The Geoscience Society of New Zealand’s 2018 Hochstetter Lecture
The Pounamu Terrane: a new component in the assembly of Zealandia
Emeritus Professor Alan Cooper,
Geology Department, University of Otago
Date: Monday, 17th of September, at 7.30pm
Venue: Hawke’s Bay Regional Council,
corner Vautier and Dalton Streets, Napier
Admission: Gold coin donation
Stretching from the Hokitika River in Westland through to the Dunstan Range in Central Otago, the Pounamu terrane is a newly-identified component of the ancient Zealandia continent. Zealandia now is largely submerged (excepting the islands of New Zealand and New Caledonia), but it broke away from Australia and Antarctica between 85 and 60 million years ago.
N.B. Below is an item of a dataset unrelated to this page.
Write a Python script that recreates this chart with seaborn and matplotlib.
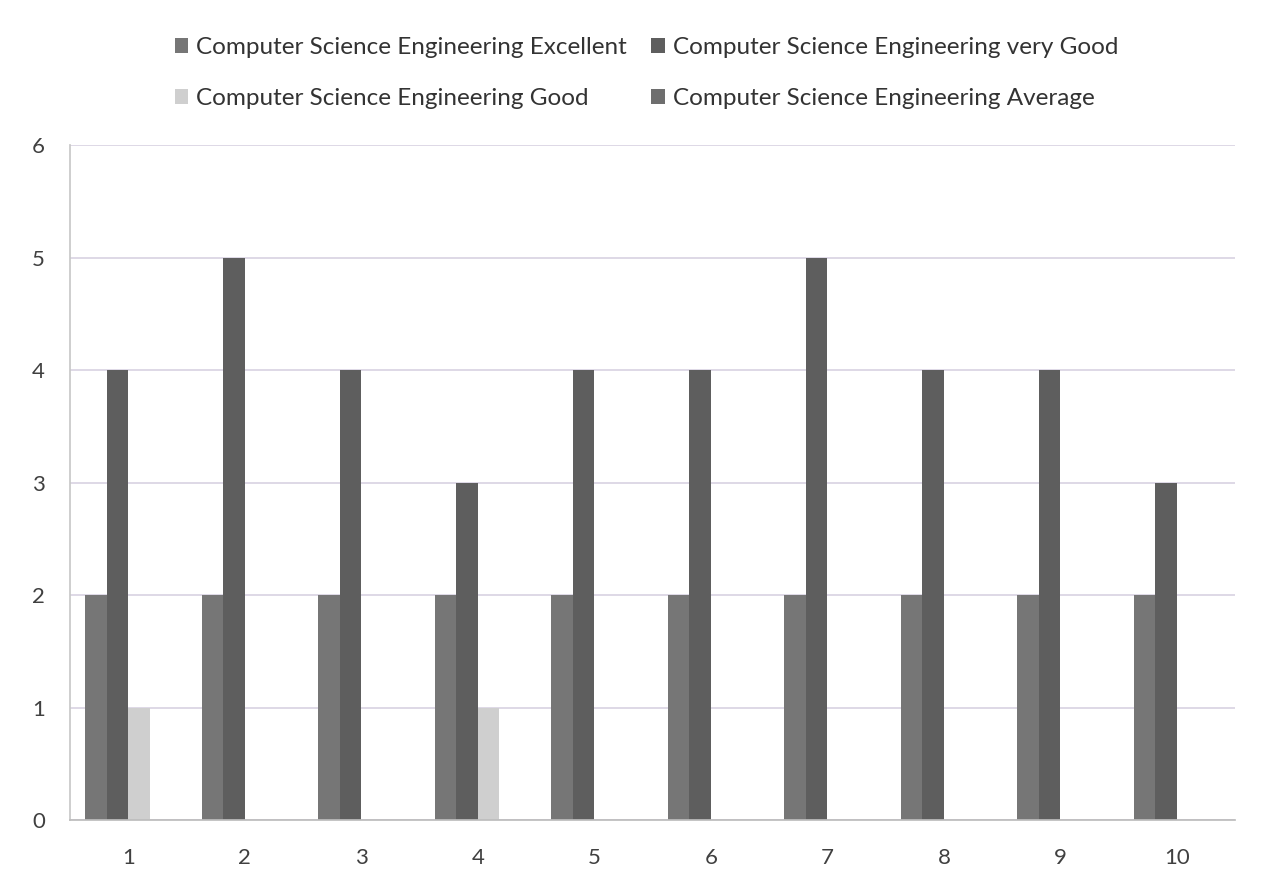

Professor Cooper details how the Pounamu terrane is much younger than the adjoining components of New Zealand’s Eastern Province and formed after the original subduction zone, situated at the Chatham Rise, was blocked by collision of the Hikurangi Plateau approximately 105 million years ago. This collision ended a 200 million year phase of west-dipping subduction during which marine sediments scraped off the subducting oceanic crust were assembled to form the Eastern Province of New Zealand. The deeper levels of these off-scraped sediments were metamorphosed by extreme heat and pressure, producing the Haast Schist (dominated by Otago, Alpine and Marlborough schists).
However, new evidence suggests that a second subduction zone developed subsequently on the western margin of the South Island with off-scraped sediments, making up the Pounamu terrane, accumulating above an east-dipping subduction zone. Deep in the subduction zone, the Pounamu terrane underwent metamorphism at around 70 million years ago forming this younger component of the Alpine Schist.
Alan was educated in Burton-on-Trent and Sheffield, England. He came to New Zealand in 1966 as a Teaching Fellow to undertake PhD study at the University of Otago, under Professor Douglas Coombs. His thesis area was the Haast River, south Westland, where he investigated the structure and progressive metamorphism of greenschists and amphibolites in the Alpine Schist. In 1970, he was appointed a Lecturer at the University of Otago, from where he retired in 2012 after 46 years service.
Alan continues to do research work in the Southern Alps. Subjects of his research include: a lamprophyre-carbonatite dyke swarm intruding the schist (first documented by Julius von Haast); the Pounamu Ultramafics and correlative rocks; marine terrace remnants and uplifted Holocene sedimentary sequences; mapping of the Alpine Fault; anatectic pegmatites; ages of detrital zircons within the Alpine Schists. He has undertaken experimental work on carbonate minerals in Canada, and mapping of carbonatites in Antarctica, Namibia and Turkey. He has spent eight field seasons in Antarctica: supervising students and investigating the basement geology of the Transantarctic Mountains and the Neogene to Recent alkaline volcanic rocks of the Erebus Province of the McMurdo Volcanics.
The Hochstetter Lecture is named in honour of Ferdinand von Hochstetter and a speaker is chosen annually by the GeoScience Society of New Zealand. Hochstetter is known for the geological maps of the Auckland and Nelson areas produced in conjunction with colleague Julias Haast whilst on a scientific voyage in 1859.